Beyond Asia, the United States – which during campaigning made clear it wanted Britain to stay in the EU – also showed signs of unease. Secretary of State John Kerry will meet EU foreign policy chief Frederica Mogherini in Brussels and British Foreign Minister Philip Hammond in London on Monday.
The visit is largely meant to offer symbolic reassurance at a critical juncture for Europe, but a senior U.S. official said Kerry would also stress the importance of other members not following Britain’s lead and further weakening the EU.
Despite the international expressions of concern, respite from the uncertainty is unlikely for months, at the very least.
Cameron has offered to remain as a caretaker, but refused to invoke Article 50 of the EU’s Lisbon Treaty, which allows for two years of exit negotiations. Instead he left that job to his successor, who is due to be elected by his Conservative Party sometime before its annual conference in October.

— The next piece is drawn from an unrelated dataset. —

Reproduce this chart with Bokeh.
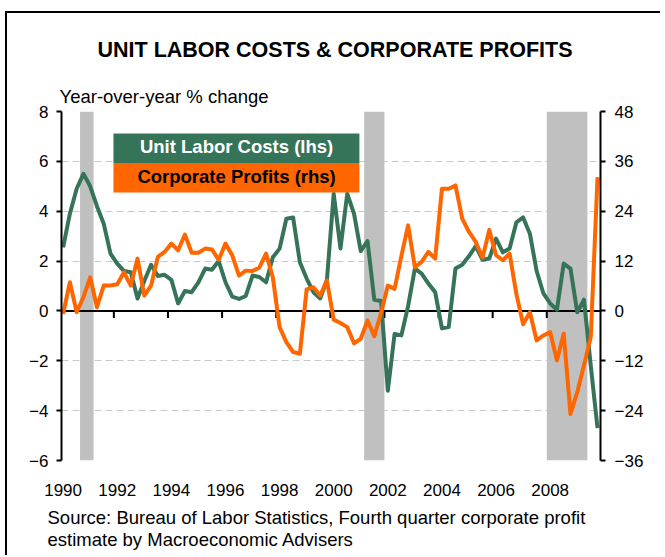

Only after the new leader has invoked Article 50 can work on thrashing out Britain’s new relationship with the bloc begin. The man widely tipped as the next prime minister is former London mayor Boris Johnson, the most prominent member of the campaign to leave the EU.
Cameron’s Conservatives have been at war with each other for years over whether to quit the EU. But the vote to leave a bloc that Britain joined 43 years ago also pushed Labour into chaos.
Labour leader Jeremy Corbyn sacked a top colleague on Sunday, setting off a wave of resignations from his “shadow” cabinet. Dismissed foreign affairs spokesman Hilary Benn called for Corbyn, who was elected last year largely by left-wing party members and supporters, to go. “He is a good and decent man but he is not a leader,” Benn told BBC television.
Many of Corbyn’s fellow Labour lawmakers believe his left-wing policies and low-key style mean the party is heading for a disastrous defeat at the next election, due in 2020.
But they also accuse him of half-hearted campaigning for a “remain” vote in the referendum, and of failing to win over traditional Labour voters who were more receptive to the anti-EU UK Independence Party.
NO LYING DOWN
Signs are growing that not all the 16 million Britons who voted to stay in the EU are willing to take the result lying down. Backing for the online petition demanding a second vote more than doubled in 24 hours, with signatures exceeding 3.2 million on Sunday afternoon.
The petition, posted on parliament’s website before the referendum, said there should be another vote if the outcome was close on a turnout of less than 75 percent – three points above Thursday’s figure.
It will have to be considered for debate by lawmakers, but has no legal force and its backers compare with the 17.4 million who voted “leave”.
The referendum has also re-energized support for Scotland, which voted overwhelmingly to remain in the EU, to break away from the United Kingdom instead.
An opinion poll in The Sunday Post said 59 percent of respondents backed independence, rocketing from 45 percent of votes cast in a referendum in 2014.
Scottish First Minister Nicola Sturgeon has said a fresh independence referendum is possible, and suggested on Sunday that the devolved parliament in Edinburgh would consider blocking legislation making a Brexit legally binding.
Under the United Kingdom’s complex arrangements to devolve some powers to Scotland, Wales and Northern Ireland, legislation generated in London to give effect to the vote to leave the EU would have to gain consent from the three devolved parliaments.
Asked on BBC television whether she would consider asking the Scottish parliament to block a motion of legislative consent, Sturgeon said: “Of course.”
“Don’t get me wrong, I care about the rest of the UK,” she said. “But my job as First Minister, the Scottish parliament’s job, is to judge these things on the basis of what’s in the interest of people in Scotland.”